Les émissions de carbone associées, inventoriées par l’Office fédéral allemand de l’environnement (UBA), ne sont pas de nature à augmenter dans la même proportion le numérateur de l’indicateur intensité. Ce biais est réel. Nous avons pu mesurer à quel point il affecte la comparaison internationale des intensités carbone de l’industrie.
Pour la production de l’acier, par exemple. Nous avons vu que l’estimation des émissions de GES en France liées à la production d’une tonne d’acier est 1140 kg GES/t. En Allemagne, c’est 1 353 kg GES/t, soit 13% de plus. Peut-être que cela est lié à une meilleure proportion haut-fourneaux / aciéries électriques en France: 66% contre 70% en Allemagne? Quoi qu’il en soit, cet avantage ne se répercute pas sur l’intensité carbone globale de la métallurgie qui est d’après Eurostat près de 40% moins élevée en Allemagne qu’en France.
Idem pour le secteur du ciment. Il peut être observé que le facteur d’émission moyen de GES de la production de clinker, considérant les émissions énergétiques et procédés, est de 3% à 8% plus faible en France qu’en Allemagne sur les années plus récentes, bien que le secteur du ciment allemand soit, d’après Eurostat, moins émetteur qu’en France.
Oui, il y a d’autres facteurs qui joue pour l’acier comme pour le ciment (taux de clinker dans la production de ciment, ratio clinker domestique, etc.), mais l’effet optique valeur ajoutée fausse la comparaison.
Pour l’industrie du ciment et du verre, si l’on enlevait ce biais là, l’avantage de l’Allemagne en termes d’intensité carbone serait ramené de 18% à 3% seulement en 2019.

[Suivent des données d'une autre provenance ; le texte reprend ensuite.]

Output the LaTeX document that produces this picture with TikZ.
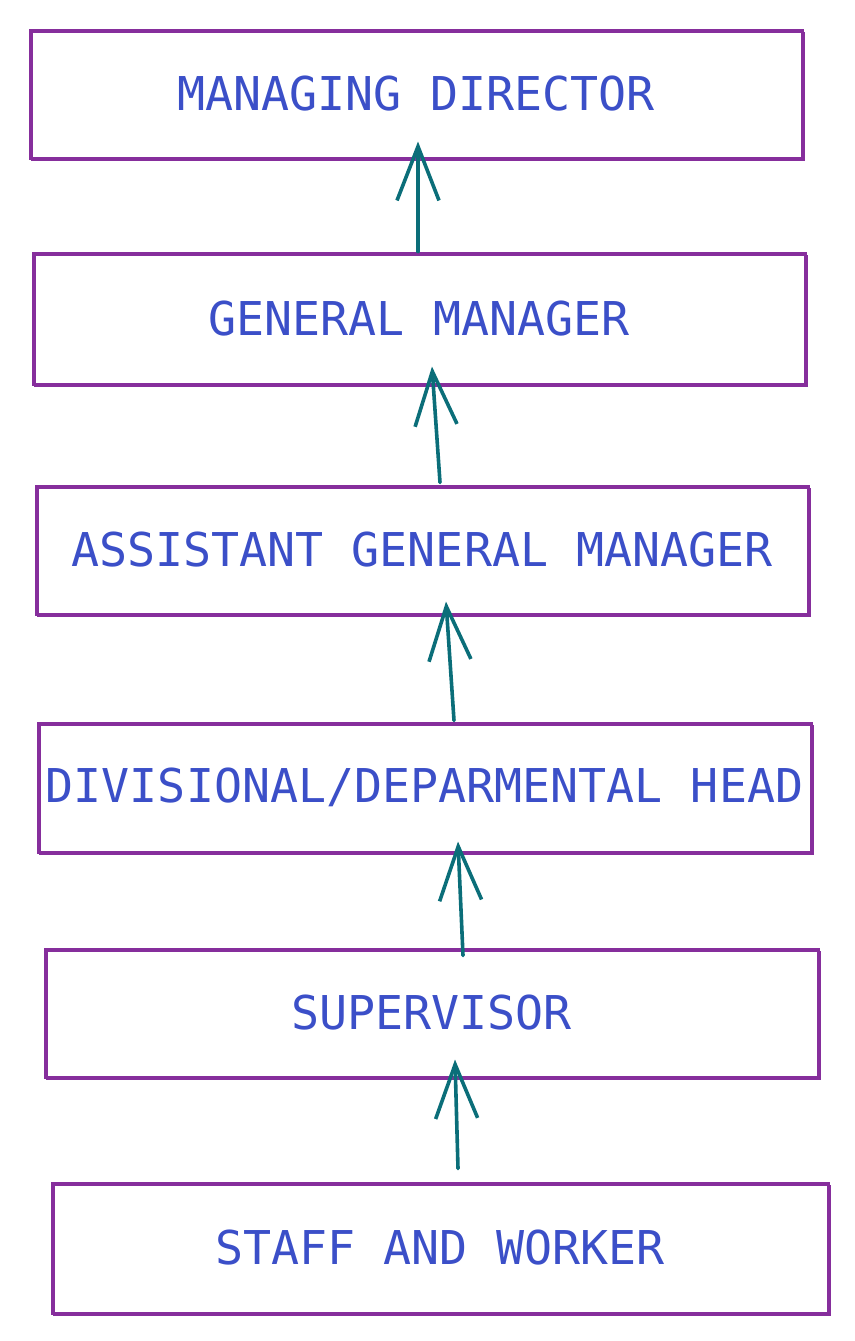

Nous l'avons estimé pour l’ensemble de l’industrie manufacturière. En 2019, l’avantage de l’Allemagne passe de 28% à moins de 4% !
Tout cela pour dire que la photo de la cartographie n’est pas très nette au niveau des secteurs et qu’il faudrait zoomer sur les sites pour comparer les procédés de production, vérifier leur intensité énergétique relative et les mix énergétiques utilisés ou encore l’organisation des sites en termes de valorisation de la chaleur, d’autoconsommation, etc.
Il faut comparer également la gamme de produits fabriqués et leur positionnement sur la chaine de valeur, puisque cela influence le dénominateur de l’intensité carbone.
Et en dynamique ?
Si l’on s’intéresse à la dynamique de cette cartographie, il convient de regarder les leviers d’action qui permettent à l’industrie de se décarboner pour contribuer à l’atteinte des objectifs de réduction des GES en 2030 et de neutralité carbone en 2050.
Quels sont les investissements à réaliser par les industriels eux-mêmes ?
Quelles sont les politiques publiques leur facilitant la tâche, voire les y obligeant ?
Une comparaison internationale est utile pour identifier les bonnes pratiques à l’étranger et les écueils à éviter. Mais ne faudrait-il pas commencer par unifier les cadres statistiques permettant d'évaluer les progrès réalisés et réalisables de part et d'autre du Rhin?